Apache Spark is rising in popularity as a Big Data platform. It exists on this accelerated timeline for such an impactful technology.
Think about it:
- 2009, started as a Berkeley’s University project.
- 2010, open sourced
- 2013, donated to Apache Foundation
- 2014, becomes Top-Level Apache Project
In 2013, the creators of Spark founded Databricks. Databricks has developped, among other things, a cluster management system for Spark as well as a notebook web interface.
Microsoft & Databricks collaborated to create Azure Databricks:
Designed in collaboration with Microsoft and the creators of Apache Spark, Azure Databricks combines the best of Databricks and Azure to help customers accelerate innovation with one-click set up, streamlined workflows and an interactive workspace that enables collaboration between data scientists, data engineers, and business analysts.
One of the main reason for Spark popularity is its speed, many time faster than Hadoop. Databricks brings that speed to the fingertips of the Data Scientist with web notebook, enabling interactive data science. Azure Databricks now enable that speed with the power and flexibility of the cloud. We can start a cluster in minutes and scale it up or down on demand.
What is it?
Azure Databricks is a managed Spark Cluster service. Cluster size can either be fixed or auto scaled. Interaction with the cluster can be done through web notebooks or REST APIs.
The service integrates with different Azure Data Services such as Blob Storage, SQL Data Warehouse, Power BI, Data Lake Store, etc. . It also integrates with Hadoop / HD Insights, e.g. Kafka, Hive, HDFS, etc. .
An obvious starting point is the Azure online documentation. At the time of this writing (mid December 2017), that documentation has few pages but it links to another online documentation on Azure Databricks which is published by Databricks.
We would recommend glimpsing through those to get familiar with the service and provision a first cluster. It is then quite easy to iterate from there: experiment in the web environment (notebooks) and read some more documentation.
For those who aren’t familiar with Azure Spark, there are plenty of documentation online. Apache Spark has a comprehensive documentation.
One of the main differences between Hadoop & Spark is that Hadoop use storage as shared state (HDFS) while Spark uses in-memory shared state in the form of Resilient Distributed Datasets (RDDs). RDDs can be manipulated in Scala, Java or Python.
RDD programming is what Spark Core is about. Higher level APIs, i.e. Spark SQL, GraphX, Spark Streaming & MLlib are all based on RDDs.

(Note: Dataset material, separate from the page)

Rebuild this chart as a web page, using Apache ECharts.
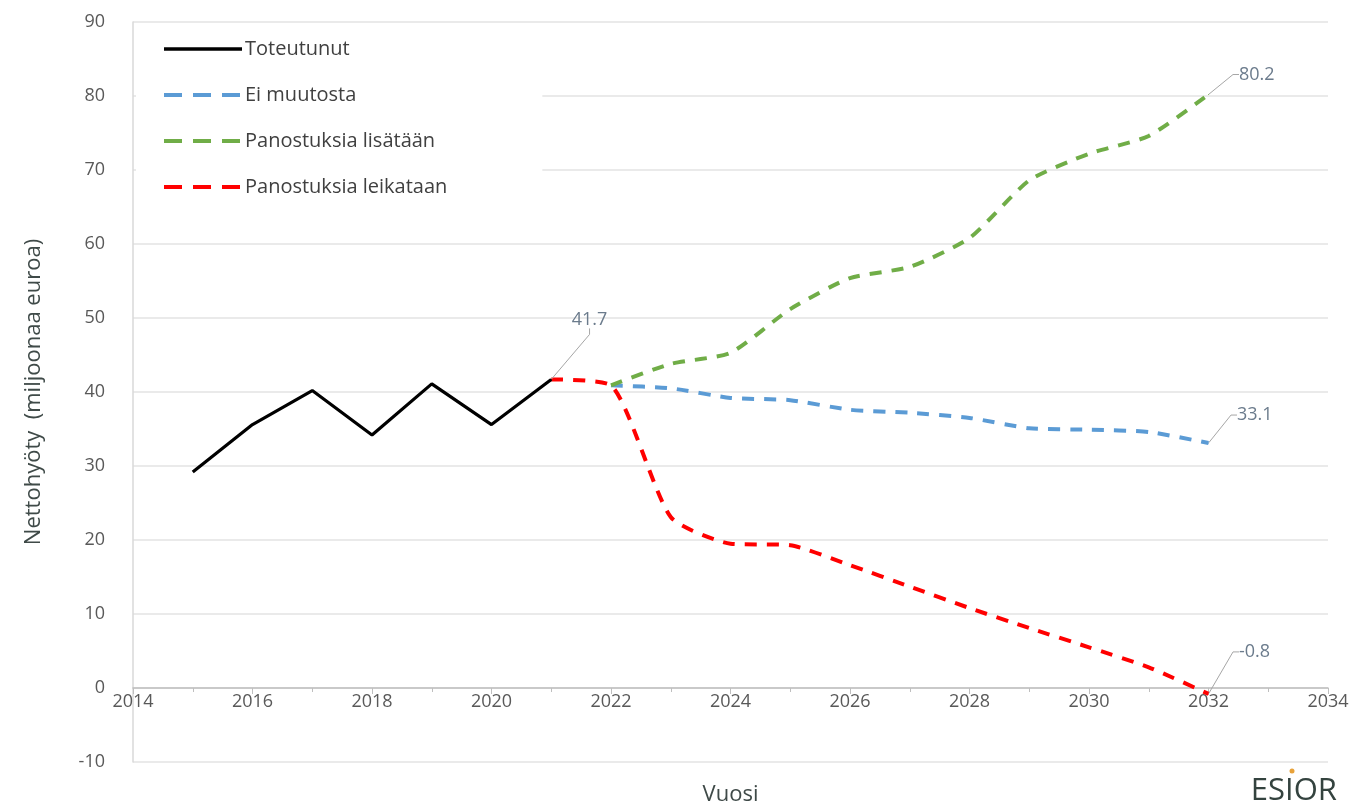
<!DOCTYPE html>
<html>
<head>
<meta charset="utf-8">
<script src="https://cdn.jsdelivr.net/npm/echarts@6/dist/echarts.min.js"></script>
<style>
  html, body { margin: 0; padding: 0; background: #fff; }
  #chart { width: 1359px; height: 809px; }
</style>
</head>
<body>
<div id="chart"></div>
<script>
  // toteutunut (actual)
  const actualYears = [2015, 2016, 2017, 2018, 2019, 2020, 2021];
  const actualValues = [29.2, 35.6, 40.2, 34.2, 41.1, 35.6, 41.7];

  // scenarios 2021-2032
  const scenarioYears = [2021, 2022, 2023, 2024, 2025, 2026, 2027, 2028, 2029, 2030, 2031, 2032];
  const noChange = [null, 40.9, 40.5, 39.2, 38.9, 37.6, 37.2, 36.5, 35.1, 34.9, 34.6, 33.1];
  const increase = [null, 40.9, 43.8, 45.3, 51.2, 55.4, 56.9, 60.8, 68.6, 72.2, 74.6, 80.2];
  const cut = [41.7, 40.9, 23.1, 19.5, 19.3, 16.6, 13.7, 10.8, 8.1, 5.5, 2.8, -0.8];

  const seriesNames = ['Toteutunut', 'Ei muutosta', 'Panostuksia lisätään', 'Panostuksia leikataan'];
  const yTicks = { min: -10, max: 90, step: 10 };
  const xTicks = { min: 2014, max: 2034, step: 2 };

  function pairs(years, vals) {
    let out = [];
    for (let i = 0; i < years.length; i++) {
      if (vals[i] === null) continue;
      out.push({ value: [years[i], vals[i]], symbol: 'none' });
    }
    // label only the last point (needs a symbol to carry the label)
    let last = out[out.length - 1];
    last.symbol = 'circle';
    last.symbolSize = 1;
    last.label = { show: true };
    last.labelLine = { show: true };
    return out;
  }

  const labelStyle = {
    show: false,
    position: 'right',
    distance: 4,
    color: '#6b7b8c',
    fontSize: 18,
    fontFamily: 'Open Sans',
    formatter: p => p.value[1].toFixed(1)
  };
  const guide = { show: false, length2: 6, lineStyle: { color: '#a6a6a6', width: 1 } };
  const legendDash = [18, 11];

  let chart = echarts.init(document.getElementById('chart'));

  // the x axis sits on the zero line: one y step above the grid bottom
  const gridTop = 22, gridBottom = 47;
  const plotH = 809 - gridTop - gridBottom;
  const zeroOffset = plotH * (0 - yTicks.min) / (yTicks.max - yTicks.min);

  let option = {
    backgroundColor: '#fff',
    animation: false,
    textStyle: { fontFamily: 'Open Sans' },
    grid: { left: 133, right: 31, top: gridTop, bottom: gridBottom, outerBoundsMode: 'none', containLabel: false },
    legend: {
      data: [
        { name: seriesNames[0], lineStyle: { width: 3.5, type: 'solid' } },
        { name: seriesNames[1], lineStyle: { width: 4, type: legendDash } },
        { name: seriesNames[2], lineStyle: { width: 4, type: legendDash } },
        { name: seriesNames[3], lineStyle: { width: 4, type: legendDash } }
      ],
      orient: 'vertical',
      left: 136,
      top: 35,
      itemGap: 26,
      itemWidth: 78,
      itemHeight: 14,
      itemStyle: { opacity: 0 },
      backgroundColor: '#fff',
      padding: [4, 95, 12, 26],
      textStyle: { fontSize: 20, color: '#404040', padding: [0, 0, 0, -2] }
    },
    xAxis: {
      type: 'value',
      min: xTicks.min,
      max: xTicks.max,
      interval: xTicks.step,
      offset: -zeroOffset,
      name: 'Vuosi',
      nameLocation: 'middle',
      nameGap: 96,
      nameTextStyle: { fontSize: 22, color: '#3f4a48' },
      axisLine: { onZero: false, lineStyle: { color: '#bfbfbf', width: 1.5 } },
      axisTick: { show: true, length: 6, lineStyle: { color: '#bfbfbf' } },
      minorTick: { show: true, splitNumber: 2, length: 4, lineStyle: { color: '#bfbfbf' } },
      axisLabel: { fontSize: 18, color: '#595959', margin: 5, formatter: v => String(v) },
      splitLine: { show: false }
    },
    yAxis: {
      type: 'value',
      min: yTicks.min,
      max: yTicks.max,
      interval: yTicks.step,
      name: 'Nettohyöty  (miljoonaa euroa)',
      nameLocation: 'middle',
      nameGap: 88,
      nameTextStyle: { fontSize: 22, color: '#3f4a48' },
      axisLine: { show: true, lineStyle: { color: '#d9d9d9', width: 1.5 } },
      axisTick: { show: false },
      axisLabel: { fontSize: 18, color: '#595959', margin: 28 },
      splitLine: { lineStyle: { color: '#e3e3e3', width: 1.5 } }
    },
    series: [
      {
        name: seriesNames[0],
        type: 'line',
        data: pairs(actualYears, actualValues),
        z: 4,
        color: '#000000',
        lineStyle: { color: '#000000', width: 3.2 },
        label: labelStyle,
        labelLine: guide,
        labelLayout: { dx: 16, dy: -60 }
      },
      {
        name: seriesNames[1],
        type: 'line',
        data: pairs(scenarioYears, noChange),
        smooth: 0.2,
        z: 2,
        color: '#5b9bd5',
        lineStyle: { color: '#5b9bd5', width: 4, type: [12, 10] },
        label: labelStyle,
        labelLine: guide,
        labelLayout: { dx: 24, dy: -28 }
      },
      {
        name: seriesNames[2],
        type: 'line',
        data: pairs(scenarioYears, increase),
        smooth: 0.2,
        z: 2,
        color: '#70ad47',
        lineStyle: { color: '#70ad47', width: 4, type: [12, 10] },
        label: labelStyle,
        labelLine: guide,
        labelLayout: { dx: 26, dy: -20 }
      },
      {
        name: seriesNames[3],
        type: 'line',
        data: pairs(scenarioYears, cut),
        smooth: 0.2,
        z: 3,
        color: '#ff0000',
        lineStyle: { color: '#ff0000', width: 4, type: [12, 10] },
        label: labelStyle,
        labelLine: guide,
        labelLayout: { dx: 26, dy: -42 }
      }
    ],
    graphic: [
      {
        type: 'text',
        right: 22,
        bottom: 2,
        style: { text: 'ESIOR', fontSize: 31, fontFamily: 'Open Sans', fill: '#34433f' }
      },
      {
        type: 'circle',
        shape: { cx: 1292, cy: 771, r: 2.5 },
        style: { fill: '#e8a23a' }
      }
    ]
  };
  chart.setOption(option);
</script>
</body>
</html>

There are tutorials online, for instance, Tutorial Points has a comprehensive tutorial. We found a good introduction was the book Taming Big Data with Apache Spark and Python by Frank Kane. It also exist as a video presentation which can be consumed within 6 to 8 hours. That author actually recommend other books to go deeper:
- Learning Spark, Lightning-Fast Big Data Analysis by Matei Zaharia, Holden Karau, Andy Konwinski, Patrick Wendell
- Advanced Analytics with Spark, Patterns for Learning from Data at Scale by Sandy Ryza, Uri Laserson, Josh Wills, Sean Owen
- Data Algorithms, Recipes for Scaling Up with Hadoop and Spark by Mahmoud Parsian
At the time of this writing, mid December 2017, the service feels like a shell to Databricks. An instance of the service can have multiple clusters attached to it and they are created in the Databricks portal.

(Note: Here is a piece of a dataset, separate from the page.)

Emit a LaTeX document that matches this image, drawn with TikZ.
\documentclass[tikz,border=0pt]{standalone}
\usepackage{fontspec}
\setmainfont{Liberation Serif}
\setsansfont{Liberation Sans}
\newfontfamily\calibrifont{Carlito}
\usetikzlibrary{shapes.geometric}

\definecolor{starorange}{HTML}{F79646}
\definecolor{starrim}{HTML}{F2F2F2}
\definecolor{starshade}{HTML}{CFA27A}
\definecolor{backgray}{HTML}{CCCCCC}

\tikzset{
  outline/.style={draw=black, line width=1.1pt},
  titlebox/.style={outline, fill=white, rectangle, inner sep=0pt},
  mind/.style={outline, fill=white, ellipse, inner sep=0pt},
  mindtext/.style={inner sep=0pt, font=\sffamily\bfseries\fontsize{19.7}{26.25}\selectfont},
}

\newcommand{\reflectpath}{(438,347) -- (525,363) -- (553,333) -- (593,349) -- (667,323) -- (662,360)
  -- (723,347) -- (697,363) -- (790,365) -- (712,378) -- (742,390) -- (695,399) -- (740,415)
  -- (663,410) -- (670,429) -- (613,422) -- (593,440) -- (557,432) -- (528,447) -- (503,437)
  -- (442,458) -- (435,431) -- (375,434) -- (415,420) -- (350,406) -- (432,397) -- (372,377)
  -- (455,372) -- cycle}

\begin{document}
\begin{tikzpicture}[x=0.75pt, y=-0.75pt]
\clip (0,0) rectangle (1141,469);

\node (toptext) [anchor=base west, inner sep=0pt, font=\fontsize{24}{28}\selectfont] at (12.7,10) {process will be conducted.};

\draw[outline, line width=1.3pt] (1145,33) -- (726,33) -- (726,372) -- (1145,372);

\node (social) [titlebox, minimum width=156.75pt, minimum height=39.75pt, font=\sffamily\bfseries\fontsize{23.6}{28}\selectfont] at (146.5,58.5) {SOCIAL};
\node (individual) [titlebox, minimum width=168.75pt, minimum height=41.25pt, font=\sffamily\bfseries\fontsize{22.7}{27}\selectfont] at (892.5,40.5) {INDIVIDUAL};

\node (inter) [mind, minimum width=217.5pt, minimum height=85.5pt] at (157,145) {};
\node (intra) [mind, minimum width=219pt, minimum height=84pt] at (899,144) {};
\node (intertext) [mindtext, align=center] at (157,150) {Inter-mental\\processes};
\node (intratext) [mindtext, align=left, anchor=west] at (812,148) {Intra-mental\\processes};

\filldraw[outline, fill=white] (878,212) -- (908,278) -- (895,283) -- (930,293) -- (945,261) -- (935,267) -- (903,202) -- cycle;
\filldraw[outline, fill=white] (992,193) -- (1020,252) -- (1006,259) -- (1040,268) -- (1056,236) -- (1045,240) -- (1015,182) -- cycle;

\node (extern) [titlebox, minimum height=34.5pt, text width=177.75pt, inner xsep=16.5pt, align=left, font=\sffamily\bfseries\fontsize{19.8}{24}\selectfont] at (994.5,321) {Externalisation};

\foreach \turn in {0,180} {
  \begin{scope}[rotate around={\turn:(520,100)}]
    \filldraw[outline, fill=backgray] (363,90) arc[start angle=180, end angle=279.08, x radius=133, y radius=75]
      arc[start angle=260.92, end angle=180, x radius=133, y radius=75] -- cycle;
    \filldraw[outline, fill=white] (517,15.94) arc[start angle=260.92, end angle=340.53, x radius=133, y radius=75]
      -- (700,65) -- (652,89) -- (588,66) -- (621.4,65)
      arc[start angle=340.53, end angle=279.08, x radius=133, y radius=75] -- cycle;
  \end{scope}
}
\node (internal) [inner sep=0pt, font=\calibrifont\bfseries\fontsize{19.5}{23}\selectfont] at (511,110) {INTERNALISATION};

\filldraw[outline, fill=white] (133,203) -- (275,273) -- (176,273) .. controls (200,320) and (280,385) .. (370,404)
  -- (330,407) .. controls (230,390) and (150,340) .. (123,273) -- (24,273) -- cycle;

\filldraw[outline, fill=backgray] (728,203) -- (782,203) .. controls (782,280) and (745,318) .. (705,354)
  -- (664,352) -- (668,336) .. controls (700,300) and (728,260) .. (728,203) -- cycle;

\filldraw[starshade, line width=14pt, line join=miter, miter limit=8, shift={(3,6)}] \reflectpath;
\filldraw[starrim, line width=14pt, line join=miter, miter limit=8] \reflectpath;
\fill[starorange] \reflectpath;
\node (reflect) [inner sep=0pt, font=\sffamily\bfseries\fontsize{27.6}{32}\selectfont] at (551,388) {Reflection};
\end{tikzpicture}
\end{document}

In time the Azure Portal and corresponding REST API, PowerShell cmdlets and CLI commands will likely expose more functionality, but for now we must interact directly with Databricks REST API
It is an exciting time to do Data Science on Azure!
Two years ago we wrote a series of articles about Azure Data Lake Analytics. We might port a couple of those examples in Azure Databricks in the following months.